The cornerstone of Standard Chartered’s mid-year framework rests on a global economic “soft landing” base-case scenario. In this environment, growth scales back moderately without pushing major economies into a full-scale recession, while persistent inflation continues its gradual cooling process.

  • Mitigated Threats: Due to a softening in global energy prices, the extreme tail-risks of stagflation or severe economic contraction have notably receded, though they are not completely eliminated.
  • First-Half Momentum: Backed by robust corporate earnings growth and unrelenting momentum surrounding artificial intelligence (AI), global equities climbed roughly 12% during the first half of 2026.
  • Absorbing Headwinds: This powerful equity performance successfully buffered major macroeconomic challenges, including high bond yields, geopolitical friction, and steep crude oil prices.

Strategic Asset Allocation: Top Market Preferences

The S&P 500 target of 7,950 is constructive but not aggressive given the 12% gain already posted by global equities in the first half, and the soft-landing framing suggests the bank sees the earnings backdrop holding rather than deteriorating. Within markets, the bank’s strategy favors the following allocations:

Equities: Highly favored by Standard Chartered. Strong focus on U.S. stock markets and Asia ex-Japan equities.

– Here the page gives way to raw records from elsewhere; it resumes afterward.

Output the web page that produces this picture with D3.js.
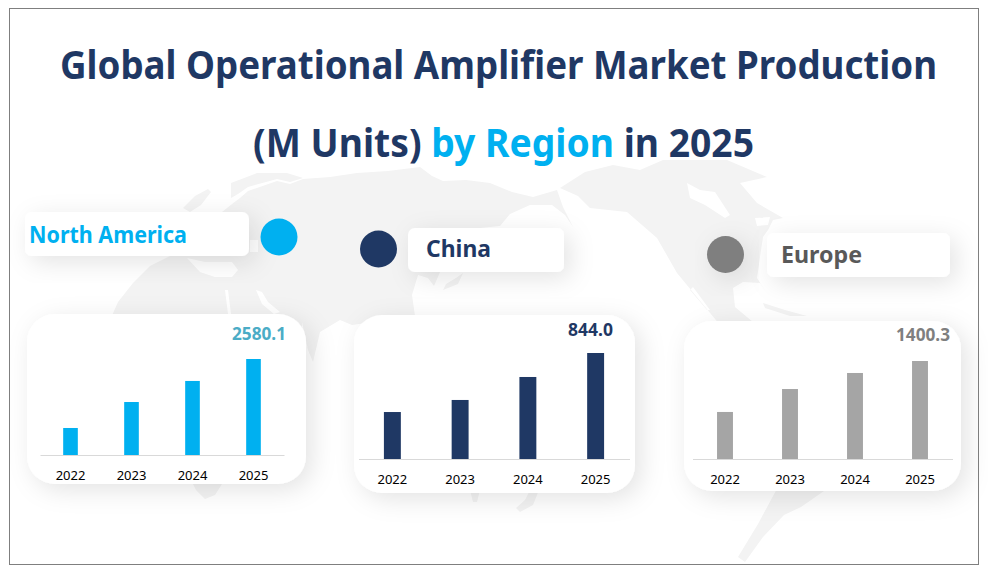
<!DOCTYPE html>
<html>
<head>
<meta charset="utf-8">
<title>Global Operational Amplifier Market Production</title>
<script src="https://cdn.jsdelivr.net/npm/d3@7"></script>
<style>
  html, body { margin: 0; padding: 0; background: #fff; }
  svg { display: block; }
  text { font-family: "Noto Sans", sans-serif; }
  .title, .label, .value { font-weight: 700; }
</style>
</head>
<body>
<svg id="chart" width="988" height="585"></svg>
<script>
// Values, the 2025 ones are printed on it
var years = ["2022", "2023", "2024", "2025"];
var northAmerica = [726, 1424, 1990, 2580.1];
var china = [374, 470, 653, 844.0];
var europe = [672, 1000, 1229, 1400.3];

var regionNames = ["North America", "China", "Europe"];
var regionValues = [northAmerica, china, europe];

// Layout of each region
var panels = [
    { card: [27, 314, 279, 170], axis: [40, 284, 455, 359], pad: 0.76, tickPad: 16, color: "#00B0F0",
      value: [286, 340, 54, "#4BACC6"], box: [25, 212, 224, 44], text: [29, 243, 158, "#00B0F0"],
      dot: [279, 237, 18.5, "#00B0F0"], dotShadow: false },
    { card: [354, 315, 281, 178], axis: [358.5, 629.5, 459, 353], pad: 0.75, tickPad: 16, color: "#1F3864",
      value: [613, 336, 45, "#1F3864"], box: [408, 228, 156, 44], text: [426, 257, 65, "#1F3864"],
      dot: [378.5, 249, 18.5, "#1F3864"], dotShadow: false },
    { card: [684, 321, 277, 170], axis: [692.5, 952.5, 459, 361], pad: 0.755, tickPad: 16, color: "#A5A5A5",
      value: [950, 341, 54, "#7F7F7F"], box: [767, 233, 183, 44], text: [781, 263, 81, "#595959"],
      dot: [725.5, 254.5, 18.5, "#7F7F7F"], dotShadow: true }
];

// Pale world map behind everything, hand traced, seas are holes
var mapPaths = [
    // Africa and Eurasia
    "M110,320L118,302L133,283L150,266L170,256L178,230L200,213L222,212L232,204L240,198L248,191L277,181L290,184L303,179L330,177L357,173L388,171L420,167L432,176L443,181L466,180L490,183L512,192L533,197L557,190L563,207L573,227L565,215L552,205L530,205L510,214L500,226L480,228L470,272L440,272L434,286L428,278L418,275L412,295L415,316L352,325L340,320L320,332L313,362L308,350L302,322L300,400L222,484L215,495L205,499L196,490L150,400Z" +
    "M187,258L205,262L232,262L238,270L232,277L215,277L200,272Z" +
    "M250,240L258,240L258,252L250,252Z" +
    "M225,290L228,290L231,314L228,314Z" +
    "M256,290L262,292L268,302L280,312L274,314L262,304Z",
    // Northern Scandinavia and the arctic coast
    "M231,183L257,173L287,173L303,178L290,182L277,179L248,187L238,194L231,198Z",
    "M183,208L195,196L208,189L211,192L201,205L190,212Z",
    // North America
    "M590,208L578,196L560,188L585,172L613,165L640,170L663,160L727,160L767,177L740,183L757,203L783,218L773,220L768,230L763,237L760,257L757,278L768,295L760,283L743,282L733,288L735,307L753,322L720,325L677,273L657,238L627,212Z" +
    "M687,183L700,190L715,192L730,215L725,218L705,205L690,198Z" +
    "M755,218L770,217L768,225L757,226Z" +
    "M693,287L710,310L707,310L690,290Z",
    // Cuba
    "M763,303L785,310L807,316L790,316L765,308Z",
    // Japan
    "M463,273L458,284L443,290L446,284L456,278Z",
    // South America
    "M779,485L826,485L824,491L801,507L784,515L763,537L745,562L738,557L758,524Z",
    // Tasmania and New Zealand
    "M470,490L480,490L477,502L473,502Z",
    "M539,490L533,505L520,512L516,508L525,500L530,490Z"
];

var svg = d3.select("#chart");

// Soft shadow for the cards, label boxes and the grey dot
var shadow = svg.append("defs").append("filter")
    .attr("id", "shadow")
    .attr("x", "-30%").attr("y", "-50%")
    .attr("width", "170%").attr("height", "210%");
shadow.append("feDropShadow")
    .attr("dx", 6).attr("dy", 6)
    .attr("stdDeviation", 12)
    .attr("flood-color", "#000")
    .attr("flood-opacity", 0.11);

// Outer frame
svg.append("rect")
    .attr("x", 9.5).attr("y", 8.5)
    .attr("width", 969).attr("height", 556)
    .attr("fill", "#fff")
    .attr("stroke", "#7F7F7F");

svg.append("g").selectAll("path")
    .data(mapPaths)
    .enter().append("path")
    .attr("d", function (d) { return d; })
    .attr("fill", "#F3F3F3")
    .attr("fill-rule", "evenodd");

// Title, two lines
svg.append("text")
    .attr("class", "title")
    .attr("x", 60).attr("y", 79)
    .attr("font-size", 38.5)
    .attr("fill", "#1F3864")
    .attr("textLength", 877)
    .attr("lengthAdjust", "spacingAndGlyphs")
    .text("Global Operational Amplifier Market Production");

var line2 = svg.append("text")
    .attr("class", "title")
    .attr("x", 253).attr("y", 157)
    .attr("font-size", 38.5)
    .attr("fill", "#1F3864")
    .attr("textLength", 501)
    .attr("lengthAdjust", "spacingAndGlyphs");
line2.append("tspan").text("(M Units) ");
line2.append("tspan").attr("fill", "#00B0F0").text("by Region");
line2.append("tspan").text(" in 2025");

panels.forEach(function (p, i) {
    var values = regionValues[i];
    var g = svg.append("g");

    // Region label
    g.append("rect")
        .attr("x", p.box[0]).attr("y", p.box[1])
        .attr("width", p.box[2]).attr("height", p.box[3])
        .attr("rx", 7)
        .attr("fill", "#fff")
        .attr("filter", "url(#shadow)");

    g.append("text")
        .attr("class", "label")
        .attr("x", p.text[0]).attr("y", p.text[1])
        .attr("font-size", 23.5)
        .attr("fill", p.text[3])
        .attr("textLength", p.text[2])
        .attr("lengthAdjust", "spacingAndGlyphs")
        .text(regionNames[i]);

    var dot = g.append("circle")
        .attr("cx", p.dot[0]).attr("cy", p.dot[1])
        .attr("r", p.dot[2])
        .attr("fill", p.dot[3]);
    if (p.dotShadow) dot.attr("filter", "url(#shadow)");

    // Card
    g.append("rect")
        .attr("x", p.card[0]).attr("y", p.card[1])
        .attr("width", p.card[2]).attr("height", p.card[3])
        .attr("rx", 28)
        .attr("fill", "#fff")
        .attr("filter", "url(#shadow)");

    // Scales
    var x = d3.scaleBand()
        .domain(years)
        .range([p.axis[0], p.axis[1]])
        .paddingInner(p.pad)
        .paddingOuter(p.pad / 2);
    var y = d3.scaleLinear()
        .domain([0, d3.max(values)])
        .range([p.axis[2], p.axis[3]]);

    g.selectAll(".bar")
        .data(values)
        .enter().append("rect")
        .attr("class", "bar")
        .attr("x", function (d, j) { return x(years[j]); })
        .attr("y", function (d) { return y(d); })
        .attr("width", x.bandwidth())
        .attr("height", function (d) { return y(0) - y(d); })
        .attr("fill", p.color);

    // Axis
    var axis = g.append("g")
        .attr("transform", "translate(0," + p.axis[2] + ")")
        .call(d3.axisBottom(x).tickSize(0).tickPadding(p.tickPad));
    axis.select(".domain").attr("stroke", "#D9D9D9").attr("stroke-width", 1);
    axis.selectAll("text")
        .attr("font-size", 13)
        .attr("font-family", "'Noto Sans', sans-serif")
        .attr("fill", "#000");

    // Only the last year gets a value label
    g.append("text")
        .attr("class", "value")
        .attr("x", p.value[0] - p.value[2]).attr("y", p.value[1])
        .attr("font-size", 18.5)
        .attr("fill", p.value[3])
        .attr("textLength", p.value[2])
        .attr("lengthAdjust", "spacingAndGlyphs")
        .text(d3.format(".1f")(values[values.length - 1]));
});
</script>
</body>
</html>
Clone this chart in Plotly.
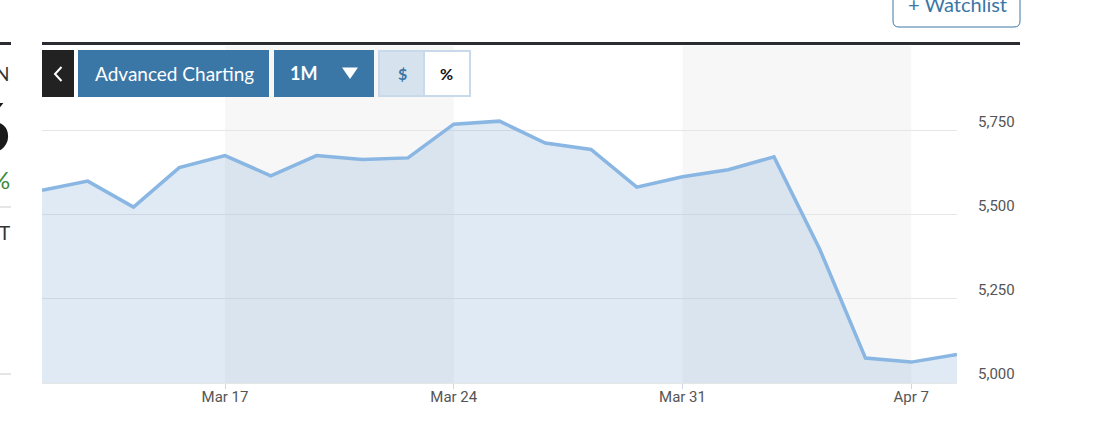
import plotly.graph_objects as go

# ---- data ----
dates = ["2025-03-11", "2025-03-12", "2025-03-13", "2025-03-14", "2025-03-17",
         "2025-03-18", "2025-03-19", "2025-03-20", "2025-03-21", "2025-03-24",
         "2025-03-25", "2025-03-26", "2025-03-27", "2025-03-28", "2025-03-31",
         "2025-04-01", "2025-04-02", "2025-04-03", "2025-04-04", "2025-04-07",
         "2025-04-08"]
closes = [5572, 5599, 5522, 5639, 5675, 5615, 5675, 5663, 5668, 5768,
          5777, 5712, 5693, 5581, 5612, 5633, 5671, 5397, 5074, 5062, 5085]

x_tick_dates = ["2025-03-17", "2025-03-24", "2025-03-31", "2025-04-07"]
x_tick_labels = ["Mar 17", "Mar 24", "Mar 31", "Apr 7"]
y_tick_values = [5000, 5250, 5500, 5750]
y_tick_labels = ["5,000", "5,250", "5,500", "5,750"]
band_starts = ["2025-03-17", "2025-03-31"]
band_ends = ["2025-03-24", "2025-04-07"]

# ---- layout geometry (page pixels; body margin removed by post_script) ----
W, H = 1094, 447
PL, PR, PT, PB = 42, 957, 46, 383          # plot box in page pixels
ML, MT = PL, PT
MR, MB = W - PR, H - PB
PW, PH = PR - PL, PB - PT


def pxx(px):
    return (px - PL) / PW


def pxy(py):
    return (PB - py) / PH


LINE_C = "#89b6e2"
BLUE = "#3a76a6"

fig = go.Figure()
fig.add_trace(go.Scatter(
    x=dates, y=closes, mode="lines",
    line=dict(color=LINE_C, width=3.5),
    fill="tozeroy", fillcolor="rgba(128,170,212,0.25)",
    hoverinfo="skip",
))

shapes = []
# weekly shaded bands
for s, e in zip(band_starts, band_ends):
    shapes.append(dict(type="rect", xref="x", yref="paper", x0=s, x1=e, y0=0, y1=1,
                       fillcolor="#f7f7f7", line=dict(width=0), layer="below"))

# top dark rule
shapes.append(dict(type="line", xref="paper", yref="paper", x0=pxx(42), x1=pxx(1020),
                   y0=pxy(43.5), y1=pxy(43.5), line=dict(color="#2a2c31", width=3)))
# left clipped page fragments
shapes.append(dict(type="line", xref="paper", yref="paper", x0=pxx(-5), x1=pxx(11),
                   y0=pxy(43.5), y1=pxy(43.5), line=dict(color="#2a2c31", width=3)))
for py in (207, 374):
    shapes.append(dict(type="line", xref="paper", yref="paper", x0=pxx(-5), x1=pxx(11),
                       y0=pxy(py), y1=pxy(py), line=dict(color="#cccccc", width=1)))


def box(x0, x1, y0, y1, fill, line_color=None, lw=0):
    return dict(type="rect", xref="paper", yref="paper",
                x0=pxx(x0), x1=pxx(x1), y0=pxy(y1), y1=pxy(y0),
                fillcolor=fill, line=dict(color=line_color or fill, width=lw), layer="above")


# toolbar buttons
shapes.append(box(42, 74, 50, 97, "#222222"))
shapes.append(box(78, 269, 50, 97, BLUE))
shapes.append(box(274, 374, 50, 97, BLUE))
shapes.append(box(379, 424, 51, 96, "#d6e3ef"))
shapes.append(box(424, 470, 51, 96, "#ffffff"))
shapes.append(dict(type="rect", xref="paper", yref="paper", x0=pxx(379), x1=pxx(470),
                   y0=pxy(96), y1=pxy(51), line=dict(color="#c8d9ea", width=2),
                   fillcolor="rgba(0,0,0,0)", layer="above"))
shapes.append(dict(type="line", xref="paper", yref="paper", x0=pxx(424), x1=pxx(424),
                   y0=pxy(96), y1=pxy(51), line=dict(color="#c8d9ea", width=2), layer="above"))
# back chevron
chev = "M {} {} L {} {} L {} {}".format(pxx(61.5), pxy(67), pxx(55), pxy(74), pxx(61.5), pxy(81))
shapes.append(dict(type="path", xref="paper", yref="paper", path=chev,
                   line=dict(color="#ffffff", width=2), layer="above"))
# dropdown triangle
tri = "M {} {} L {} {} L {} {} Z".format(pxx(342), pxy(67.5), pxx(358), pxy(67.5), pxx(350), pxy(79))
shapes.append(dict(type="path", xref="paper", yref="paper", path=tri,
                   fillcolor="#ffffff", line=dict(width=0), layer="above"))
# watchlist button (rounded bottom corners)
wl = ("M {a} {t} L {a} {b1} Q {a} {b} {a2} {b} L {c2} {b} Q {c} {b} {c} {b1} L {c} {t}"
      .format(a=pxx(893), c=pxx(1020), a2=pxx(899), c2=pxx(1014),
              t=pxy(-10), b1=pxy(21), b=pxy(27)))
shapes.append(dict(type="path", xref="paper", yref="paper", path=wl,
                   line=dict(color=BLUE, width=1), layer="above"))

annotations = []


def txt(text, px, py, size, color, family="Lato", xanchor="center", weight="normal"):
    annotations.append(dict(text=text, xref="paper", yref="paper", x=pxx(px), y=pxy(py),
                            xanchor=xanchor, yanchor="middle", showarrow=False,
                            font=dict(family=family, size=size, color=color, weight=weight)))


txt("Advanced Charting", 174, 73, 19, "#ffffff")
txt("1M", 303.5, 73, 18, "#ffffff", weight="bold")
txt("$", 402.5, 73, 16, BLUE, weight="bold")
txt("%", 446, 73, 16, "#111111", weight="bold")
txt("+ Watchlist", 957, 4, 20, BLUE)
# clipped left fragments
txt("N", 12, 73.5, 19, "#333333", xanchor="right")
txt("6", 12, 126, 66, "#1a1a1a", xanchor="right", weight="bold")
txt("%", 12, 179, 24, "#3c8a36", xanchor="right")
txt("T", 12, 232, 19, "#333333", xanchor="right")

fig.update_layout(
    width=W, height=H,
    margin=dict(l=ML, r=MR, t=MT, b=MB, pad=0),
    paper_bgcolor="#ffffff", plot_bgcolor="#ffffff",
    showlegend=False,
    shapes=shapes, annotations=annotations,
    hovermode=False,
    xaxis=dict(
        type="date", range=[dates[0], dates[-1]],
        rangebreaks=[dict(bounds=["sat", "mon"])],
        tickvals=x_tick_dates, ticktext=x_tick_labels,
        ticks="outside", ticklen=5, tickwidth=1, tickcolor="#ccd6eb",
        showgrid=False, zeroline=False,
        showline=True, linecolor="#e6e6e6", linewidth=1,
        ticklabelstandoff=-5,
        tickfont=dict(family="Roboto", size=15, color="#555555"),
        fixedrange=True,
    ),
    yaxis=dict(
        side="right", range=[5000, 6000],
        tickvals=y_tick_values, ticktext=y_tick_labels,
        showgrid=True, gridcolor="#e6e6e6", gridwidth=1,
        zeroline=False, showline=False, ticks="",
        ticklabelshift=-9, ticklabelstandoff=20,
        tickfont=dict(family="Roboto", size=15, color="#555555"),
        fixedrange=True,
    ),
)

fig.write_html(
    "out.html",
    config={"displayModeBar": False},
    post_script="document.body.style.margin='0';document.body.style.overflow='hidden';",
)
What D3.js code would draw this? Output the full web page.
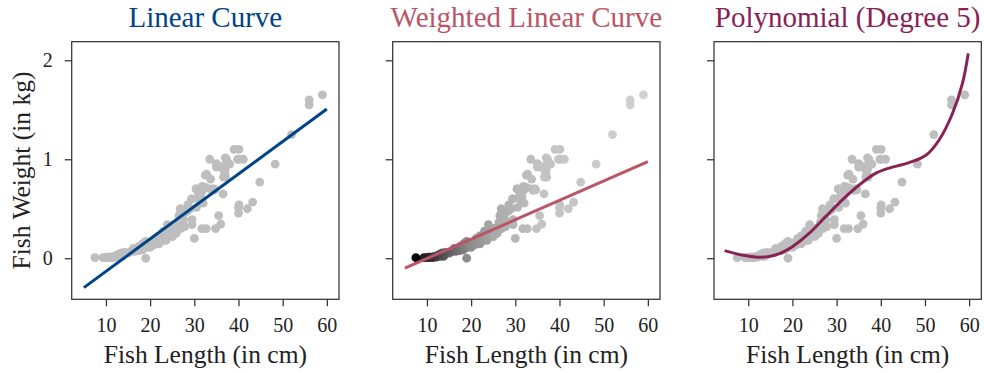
<!DOCTYPE html>
<html>
<head>
<meta charset="utf-8">
<script src="https://cdn.jsdelivr.net/npm/d3@7"></script>
<style>
  body { margin: 0; background: #fff; }
  svg { display: block; }
  text { font-family: "Liberation Serif", "Times New Roman", serif; fill: #222; }
</style>
</head>
<body>
<svg id="chart"></svg>
<script>
// Fish market data: length (cm) and weight (kg)
const fishLength = [
  23.2,24,23.9,26.3,26.5,26.8,26.8,27.6,27.6,28.5,28.4,28.7,29.1,29.5,29.4,29.4,30.4,30.4,30.9,31,31.3,31.4,31.5,31.8,31.9,31.8,32,32.7,32.8,33.5,35,35,36.2,37.4,38,
  12.9,16.5,17.5,18.2,18.6,19,19.1,19.4,20.4,20.5,20.5,21,21.1,22,22,22.1,23.6,24,25,29.5,
  23.6,24.1,25.6,28.5,33.7,37.3,
  13.5,14.3,16.3,17.5,18.4,19,19,19.8,21.2,23,24,
  7.5,12.5,13.8,15,15.7,16.2,16.8,17.2,17.8,18.2,19,19,19,19.3,20,20,20,20,20,20.5,20.5,20.7,21,21.5,22,22,22.6,23,23.5,25,25.2,25.4,25.4,25.4,25.9,26.9,27.8,30.5,32,32.5,34,34,34.5,34.6,36.5,36.5,36.6,36.9,37,37,37.1,39,39.8,40.1,40.2,41.1,
  30,31.7,32.7,34.8,35.5,36,40,40,40.1,42,43.2,44.8,48.3,52,56,56,59,
  9.3,10,10.1,10.4,10.7,10.8,11.3,11.3,11.4,11.5,11.7,12.1,13.2,13.8
];
const fishWeight = [
  0.242,0.29,0.34,0.363,0.43,0.45,0.5,0.39,0.45,0.5,0.475,0.5,0.5,0.34,0.6,0.6,0.7,0.7,0.61,0.65,0.575,0.685,0.62,0.68,0.7,0.725,0.72,0.714,0.85,1.0,0.92,0.955,0.925,0.975,0.95,
  0.04,0.069,0.078,0.087,0.12,0,0.11,0.12,0.15,0.145,0.16,0.14,0.16,0.169,0.161,0.2,0.18,0.29,0.272,0.39,
  0.27,0.27,0.306,0.54,0.8,1.0,
  0.055,0.06,0.09,0.12,0.15,0.14,0.17,0.145,0.2,0.273,0.3,
  0.0059,0.032,0.04,0.0515,0.07,0.1,0.078,0.08,0.085,0.085,0.11,0.115,0.125,0.13,0.12,0.12,0.13,0.135,0.11,0.13,0.15,0.145,0.15,0.17,0.225,0.145,0.188,0.18,0.197,0.218,0.3,0.26,0.265,0.25,0.25,0.3,0.32,0.514,0.556,0.84,0.685,0.7,0.7,0.69,0.9,0.65,0.82,0.85,0.9,1.015,0.82,1.1,1.0,1.1,1.0,1.0,
  0.2,0.3,0.3,0.3,0.43,0.345,0.456,0.51,0.54,0.5,0.567,0.77,0.95,1.25,1.6,1.55,1.65,
  0.0067,0.0075,0.007,0.0097,0.0098,0.0087,0.01,0.0099,0.0098,0.0122,0.0134,0.0122,0.0197,0.0199
];

// Fitted curves
const fitX = [5, 60];
const linearY = [-0.297, 1.508];
const weightedY = [-0.101, 0.976];
const polyX = [4.65, 8.6, 12.8, 16.2, 20, 23.75, 27.5, 31.3, 35.1, 38.9, 42.6, 46.4, 50.2, 53.2, 56.2, 58.5, 59.8];
const polyY = [0.077, 0.033, 0.01, 0.033, 0.117, 0.25, 0.42, 0.59, 0.74, 0.86, 0.92, 0.966, 1.04, 1.195, 1.46, 1.77, 2.07];

const xTicks = [10, 20, 30, 40, 50, 60];
const yTicks = [0, 1, 2];
const titles = ["Linear Curve", "Weighted Linear Curve", "Polynomial (Degree 5)"];
const lineColors = ["#004488", "#BB5566", "#882255"];

const W = 984, H = 373;
const svg = d3.select("#chart").attr("width", W).attr("height", H);

const panelLeft = [71.7, 392.7, 714];
const panelW = 267.3;
const plotTop = 41.7, plotBottom = 299.3;

const y = d3.scaleLinear().domain([-0.415, 2.188]).range([plotBottom, plotTop]);

const fish = fishLength.map((l, i) => ({ len: l, kg: fishWeight[i] }));

// shading of the weighted panel: dark for short fish, light for long
const weightShade = d3.scaleLinear()
  .domain([7.5, 10, 14, 19, 25, 35, 60])
  .range(["#000", "#2e2e2e", "#5c5c5c", "#8c8c8c", "#aaaaaa", "#c2c2c2", "#d2d2d2"])
  .clamp(true);

const lineGen = (x) => d3.line().x(d => x(d[0])).y(d => y(d[1]));

panelLeft.forEach((left, p) => {
  const x = d3.scaleLinear().domain([2.25, 62.75]).range([left, left + panelW]);
  const g = svg.append("g");

  // points
  const pts = p === 1 ? fish.slice().sort((a, b) => b.len - a.len) : fish;
  g.selectAll("circle").data(pts).join("circle")
    .attr("cx", d => x(d.len))
    .attr("cy", d => y(d.kg))
    .attr("r", 4.4)
    .attr("fill", d => p === 1 ? weightShade(d.len) : "#bebebe");

  // fitted line
  let curve;
  if (p === 0) curve = fitX.map((v, i) => [v, linearY[i]]);
  else if (p === 1) curve = fitX.map((v, i) => [v, weightedY[i]]);
  else curve = polyX.map((v, i) => [v, polyY[i]]);

  g.append("path")
    .datum(curve)
    .attr("fill", "none")
    .attr("stroke", lineColors[p])
    .attr("stroke-width", 3)
    .attr("d", p === 2 ? lineGen(x).curve(d3.curveCatmullRom)(curve) : lineGen(x)(curve));

  // axes
  const xa = g.append("g")
    .attr("transform", `translate(0,${plotBottom})`)
    .call(d3.axisBottom(x).tickValues(xTicks).tickSize(7).tickPadding(12).tickSizeOuter(0));
  const ya = g.append("g")
    .attr("transform", `translate(${left},0)`)
    .call(d3.axisLeft(y).tickValues(yTicks).tickFormat(d3.format("d")).tickSize(7).tickPadding(12).tickSizeOuter(0));
  if (p > 0) ya.selectAll("text").remove();

  [xa, ya].forEach(a => {
    a.select(".domain").remove();
    a.selectAll("line").attr("stroke", "#333").attr("stroke-width", 1.25);
    a.selectAll("text").attr("font-size", 20).attr("fill", "#222")
      .style("font-family", "'Liberation Serif', serif");
  });

  // frame
  g.append("rect")
    .attr("x", left).attr("y", plotTop)
    .attr("width", panelW).attr("height", plotBottom - plotTop)
    .attr("fill", "none").attr("stroke", "#333").attr("stroke-width", 1.25);

  // title
  g.append("text")
    .attr("x", left + panelW / 2).attr("y", 27)
    .attr("text-anchor", "middle")
    .attr("font-size", 29)
    .style("fill", lineColors[p])
    .text(titles[p]);

  // x label
  g.append("text")
    .attr("x", left + panelW / 2).attr("y", 363)
    .attr("text-anchor", "middle")
    .attr("font-size", 25.5)
    .text("Fish Length (in cm)");
});

svg.append("text")
  .attr("transform", `translate(30,${(plotTop + plotBottom) / 2}) rotate(-90)`)
  .attr("text-anchor", "middle")
  .attr("font-size", 25.5)
  .text("Fish Weight (in kg)");
</script>
</body>
</html>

Fixed Income: Selectively constructive outlook. Preference for Emerging Market USD-denominated bonds. Overweight compared to traditional developed-market debt.

Gold as the Preferred Portfolio Diversifier

Gold is identified as Standard Chartered’s preferred portfolio diversifier, sitting alongside core alternative strategy holdings as the recommended hedge against the uncertainty the second half is expected to bring.

The 5,100 dollar per ounce target by mid-2027 represents a meaningful extension of the metal’s recent run and underlines the bank’s view that the case for gold as a portfolio anchor remains intact even as geopolitical risk partially recedes.

Critical Turning Points for H2 2026

According to Steve Brice, Global Chief Investment Officer at Standard Chartered, financial markets are moving into a much more demanding phase. Volatility must be anticipated, and investors should be ready to actively harvest opportunities when market swings occur.

The bank highlights four crucial market “pivot points” that could rapidly change asset valuations or choke off index gains in the months ahead:

  • Energy prices: Evolving trends in the energy market.
  • High IPO supply: Heavy issuance environment coming to market can absorb equity market liquidity quickly.
  • Investor positioning: The state of investor positioning and sentiment.
  • Central bank policy: The evolving stance and policy of central banks.

FAQ’s

1. What is Standard Chartered’s gold price forecast?
Standard Chartered expects gold prices to reach 5,100 dollar per ounce by mid-2027, citing its role as a long-term portfolio diversifier and hedge against economic uncertainty.

2. What is the bank’s outlook for global financial markets?
The bank remains broadly optimistic and expects a global economic soft landing, where growth slows moderately without triggering a recession while inflation continues to ease gradually.

3. Which asset classes does Standard Chartered currently favor?
The bank prefers U.S. equities and Asia ex-Japan stocks, selectively favors emerging-market dollar-denominated bonds, and recommends gold as a key portfolio hedge.

4. Why does Standard Chartered consider gold a preferred portfolio diversifier?
The bank believes gold provides protection against market volatility, geopolitical uncertainty, inflation risks, and potential shifts in central bank policies, making it a valuable long-term portfolio anchor.

5. What risks could impact markets in the second half of 2026?
Standard Chartered identifies four major risks: changes in energy prices, heavy IPO activity, shifts in investor sentiment and positioning, and evolving central bank policies that could influence asset valuations and market performance.